I want to ride my bicycle

Welcome to this week’s Reno News & Review.

Gosh, Friday afternoon and not a thought in my head. I had a couple of friends keep me up late last night, and it’s my nature to get up around dawn this time of year anyway, so I guess you could say I’m tired. Exhausted.

I’m on my second week of not driving and exclusively riding my bike—and no, I still haven’t gone to court, you’ll read about it when I do—but I think bicycle riding uses calories in ways the gym doesn’t. I don’t have any harebrained theories about why that may be. OK, maybe one harebrained theory.

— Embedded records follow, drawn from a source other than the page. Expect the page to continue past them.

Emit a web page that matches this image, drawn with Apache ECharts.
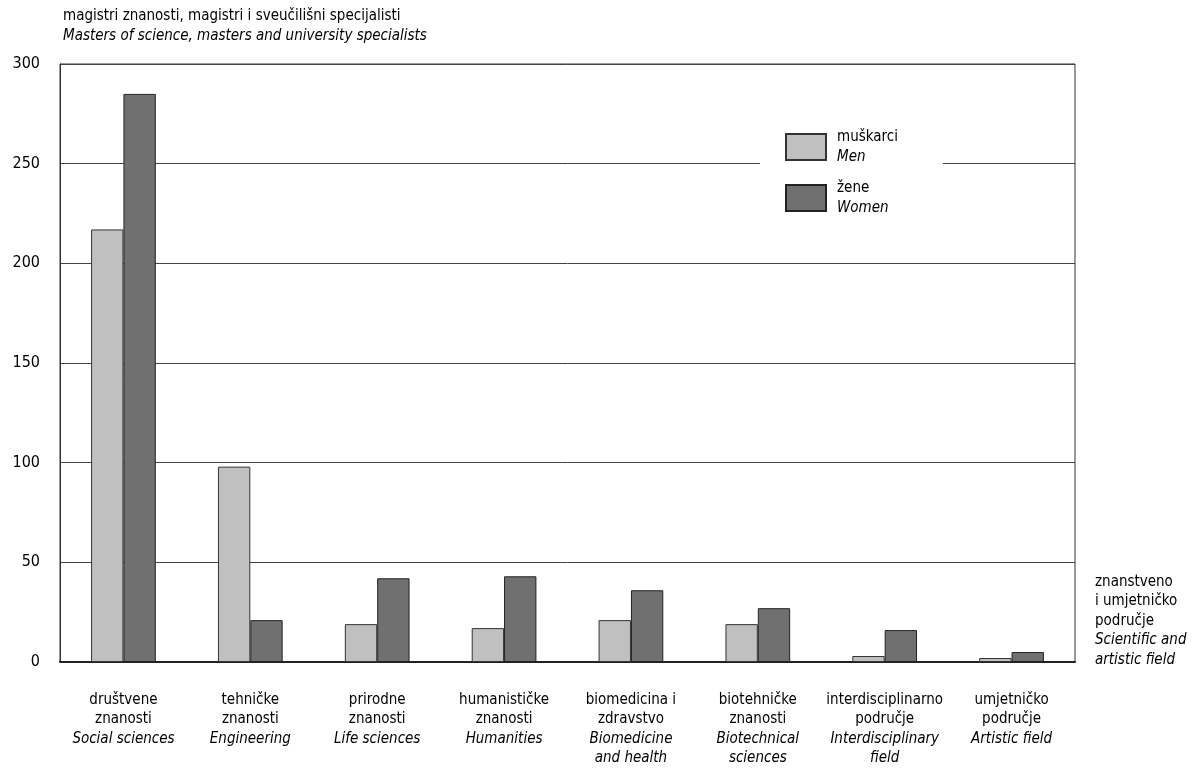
<!DOCTYPE html>
<html><head><meta charset="utf-8">
<script src="https://cdn.jsdelivr.net/npm/echarts@6/dist/echarts.min.js"></script>
<style>html,body{margin:0;padding:0;background:#fff}#c{width:1203px;height:784px}</style>
</head><body><div id="c"></div>
<script>
const catsHr = [['društvene','znanosti'],['tehničke','znanosti'],['prirodne','znanosti'],['humanističke','znanosti'],['biomedicina i','zdravstvo'],['biotehničke','znanosti'],['interdisciplinarno','područje'],['umjetničko','područje']];
const catsEn = [['Social sciences'],['Engineering'],['Life sciences'],['Humanities'],['Biomedicine','and health'],['Biotechnical','sciences'],['Interdisciplinary','field'],['Artistic field']];
const men   = [217, 98, 19, 17, 21, 19, 3, 2];
const women = [285, 21, 42, 43, 36, 27, 16, 5];
const yTicks = [0, 50, 100, 150, 200, 250, 300];
const seriesNames = ['muškarci', 'žene'];
const seriesNamesEn = ['Men', 'Women'];

const FONT = '"Liberation Sans Narrow", "Arial Narrow", "DejaVu Sans Condensed", sans-serif';
const FS = 15;
const cats = catsHr.map((h,i)=> h.join('\n') + '\n' + catsEn[i].map(s=>'{i|'+s+'}').join('\n'));

const chart = echarts.init(document.getElementById('c'));
chart.setOption({
  animation:false,
  backgroundColor:'#fff',
  textStyle:{fontFamily:FONT, color:'#000'},
  title:{
    left:58, top:1,
    text:'magistri znanosti, magistri i sveučilišni specijalisti\n{i|Masters of science, masters and university specialists}',
    textStyle:{fontFamily:FONT, fontSize:FS, fontWeight:'normal', color:'#000', lineHeight:20,
      rich:{i:{fontFamily:FONT, fontSize:FS, fontStyle:'italic', color:'#000', lineHeight:20}}}
  },
  grid:{left:60, right:128, top:64, bottom:122, show:true, borderColor:'#333', borderWidth:1},
  legend:{
    orient:'vertical', left:760, top:123, itemWidth:40, itemHeight:26, itemGap:11, icon:'rect',
    backgroundColor:'#fff', padding:[4,45,4,25],
    data: seriesNames,
    formatter: n => n + '\n{i|' + seriesNamesEn[seriesNames.indexOf(n)] + '}',
    textStyle:{fontFamily:FONT, fontSize:FS, color:'#000', lineHeight:20, padding:[0,0,0,6],
      rich:{i:{fontFamily:FONT, fontSize:FS, fontStyle:'italic', color:'#000', lineHeight:20}}}
  },
  xAxis:{
    type:'category', data:cats,
    axisTick:{show:false},
    axisLine:{lineStyle:{color:'#222', width:2}},
    axisLabel:{interval:0, margin:28, fontFamily:FONT, fontSize:FS, color:'#000', lineHeight:19.5,
      rich:{i:{fontFamily:FONT, fontSize:FS, fontStyle:'italic', color:'#000', lineHeight:19.5}}}
  },
  yAxis:{
    type:'value', min:yTicks[0], max:yTicks[yTicks.length-1], interval:50,
    axisLine:{show:true, lineStyle:{color:'#333', width:1}},
    axisTick:{show:false},
    axisLabel:{margin:20, fontFamily:FONT, fontSize:16, color:'#000'},
    splitLine:{lineStyle:{color:'#444', width:1}}
  },
  series:[
    {name:seriesNames[0], type:'bar', data:men, barGap:'0%', barCategoryGap:'49%',
     itemStyle:{color:'#c0c0c0', borderColor:'#333', borderWidth:1}},
    {name:seriesNames[1], type:'bar', data:women, barGap:'0%', barCategoryGap:'49%',
     itemStyle:{color:'#707070', borderColor:'#222', borderWidth:1}}
  ],
  graphic:[{
    type:'text', left:1095, top:572,
    style:{
      text:'znanstveno\ni umjetničko\npodručje\n{i|Scientific and}\n{i|artistic field}',
      font:FS + 'px ' + FONT, fill:'#000', lineHeight:19.5,
      rich:{i:{fontFamily:FONT, fontSize:FS, fontStyle:'italic', fill:'#000', lineHeight:19.5}}
    }
  }]
});
</script></body></html>
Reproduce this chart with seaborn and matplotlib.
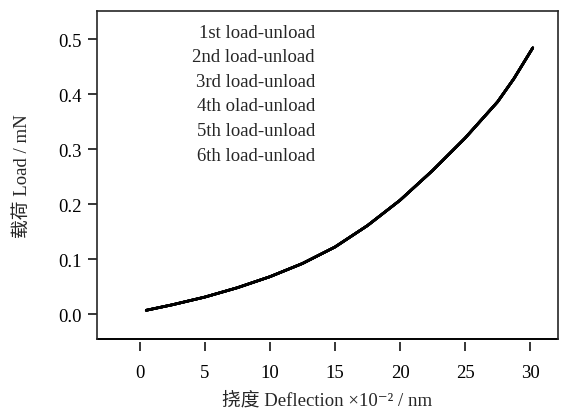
import pandas as pd
import numpy as np
import matplotlib
matplotlib.use("Agg")
import matplotlib.pyplot as plt
import seaborn as sns

# deflection (x10^-2 nm) and load (mN);
# the six cycles lie on top of each other
deflection = [0.5, 2.5, 5, 7.5, 10, 12.5, 15, 17.5, 20, 22.5, 25, 27.5, 28.75, 30.2]
load_1st = [0.007, 0.017, 0.031, 0.048, 0.068, 0.092, 0.122, 0.161, 0.207, 0.261, 0.320, 0.386, 0.428, 0.484]
load_2nd = [0.007, 0.017, 0.031, 0.048, 0.068, 0.092, 0.122, 0.161, 0.207, 0.261, 0.320, 0.386, 0.428, 0.484]
load_3rd = [0.007, 0.017, 0.031, 0.048, 0.068, 0.092, 0.122, 0.161, 0.207, 0.261, 0.320, 0.386, 0.428, 0.484]
load_4th = [0.007, 0.017, 0.031, 0.048, 0.068, 0.092, 0.122, 0.161, 0.207, 0.261, 0.320, 0.386, 0.428, 0.484]
load_5th = [0.007, 0.017, 0.031, 0.048, 0.068, 0.092, 0.122, 0.161, 0.207, 0.261, 0.320, 0.386, 0.428, 0.484]
load_6th = [0.007, 0.017, 0.031, 0.048, 0.068, 0.092, 0.122, 0.161, 0.207, 0.261, 0.320, 0.386, 0.428, 0.484]

cycle_labels = ["1st load-unload", "2nd load-unload", "3rd load-unload",
                "4th olad-unload", "5th load-unload", "6th load-unload"]
loads = [load_1st, load_2nd, load_3rd, load_4th, load_5th, load_6th]

df = pd.concat([pd.DataFrame({"Deflection": deflection, "Load": l, "Cycle": lab})
                for l, lab in zip(loads, cycle_labels)], ignore_index=True)

sns.set_style("ticks")
plt.rcParams['font.family'] = ['Liberation Serif', 'Noto Sans CJK SC', 'DejaVu Serif']

fs = 13.5
fig = plt.figure(figsize=(5.76, 4.14), dpi=100)
ax = fig.add_axes([0.168, 0.179, 0.801, 0.792])

sns.lineplot(data=df, x="Deflection", y="Load", hue="Cycle",
             palette=["black"] * 6, linewidth=1.9, ax=ax, legend=True)

ax.set_xlim(-3.3, 32.15)
ax.set_ylim(-0.045, 0.551)
ax.set_xticks([0, 5, 10, 15, 20, 25, 30])
ax.set_yticks([0.0, 0.1, 0.2, 0.3, 0.4, 0.5])
ax.set_yticklabels(["0.0", "0.1", "0.2", "0.3", "0.4", "0.5"])
ax.tick_params(labelsize=fs, length=6.5, width=1.1, colors="black")
ax.tick_params(axis="x", pad=9)
ax.tick_params(axis="y", pad=4)

# frame box, with x ticks slightly detached below it
for side in ["top", "right", "left"]:
    ax.spines[side].set_visible(True)
    ax.spines[side].set_linewidth(1.2)
ax.spines["bottom"].set_position(("outward", 2.5))
ax.spines["bottom"].set_visible(False)
ax.plot([0, 1], [0, 0], transform=ax.transAxes, color="black", lw=1.4, clip_on=False)

ax.set_xlabel("挠度 Deflection ×10⁻² / nm", fontsize=fs, labelpad=7)
ax.set_ylabel("载荷 Load / mN", fontsize=fs, labelpad=20)

handles, labels = ax.get_legend_handles_labels()
leg = ax.legend(handles, labels, loc="upper right", bbox_to_anchor=(0.473, 0.962),
                frameon=False, fontsize=fs, handlelength=0, handletextpad=0,
                markerfirst=False, labelspacing=0.4, borderpad=0, borderaxespad=0)
for h in leg.legend_handles:
    h.set_visible(False)

fig.savefig("out.png", dpi=100)
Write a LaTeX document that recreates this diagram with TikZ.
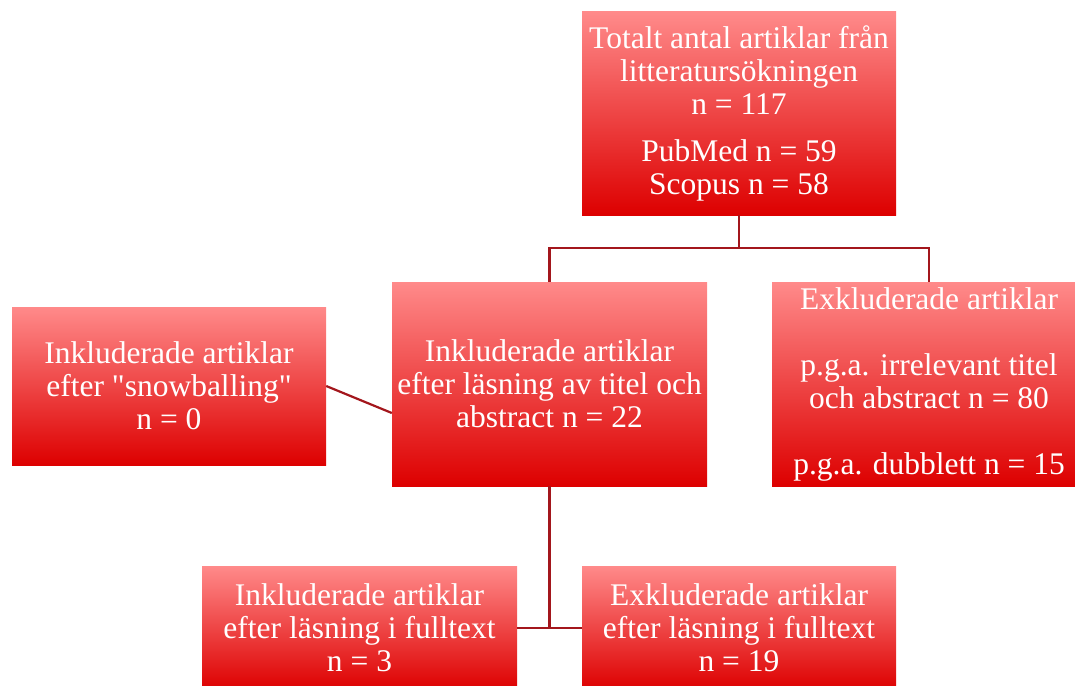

Here’s the thing. A couple of years ago, I lost a bunch of weight. I’m not sure exactly how much—between 50 and 60 pounds. I did it by reducing unhealthy carbohydrates in my diet and increasing fiber and animal fat. After I’d lost most of the weight, I started working out, which basically stopped the weight loss. (I lost about 40 pounds in the five months before I started working out and the rest in the last two years.)

And now that I’ve written all that, it occurs to me that my theory is not so harebrained at all. By riding my bike to work, I’ve increased my calories expended, but I haven’t changed my eating habits. That means I’m getting an extra hour of exercise a day, which a quick internet search suggests I burn about 800 calories a day. That’s 4,000 extra calories during the work week.

So, there are several bottom lines to this. First, I think I’m the same weight I was when I was 21 years old. Second, my bike ride to work takes me almost the same time as driving. (It’s about five miles downhill.) Third, I’m saving three-quarters of a tank of gas a week.

And that, my friends, leads us to the punchline: Late to bed and early to rise makes the man—how’s that go again?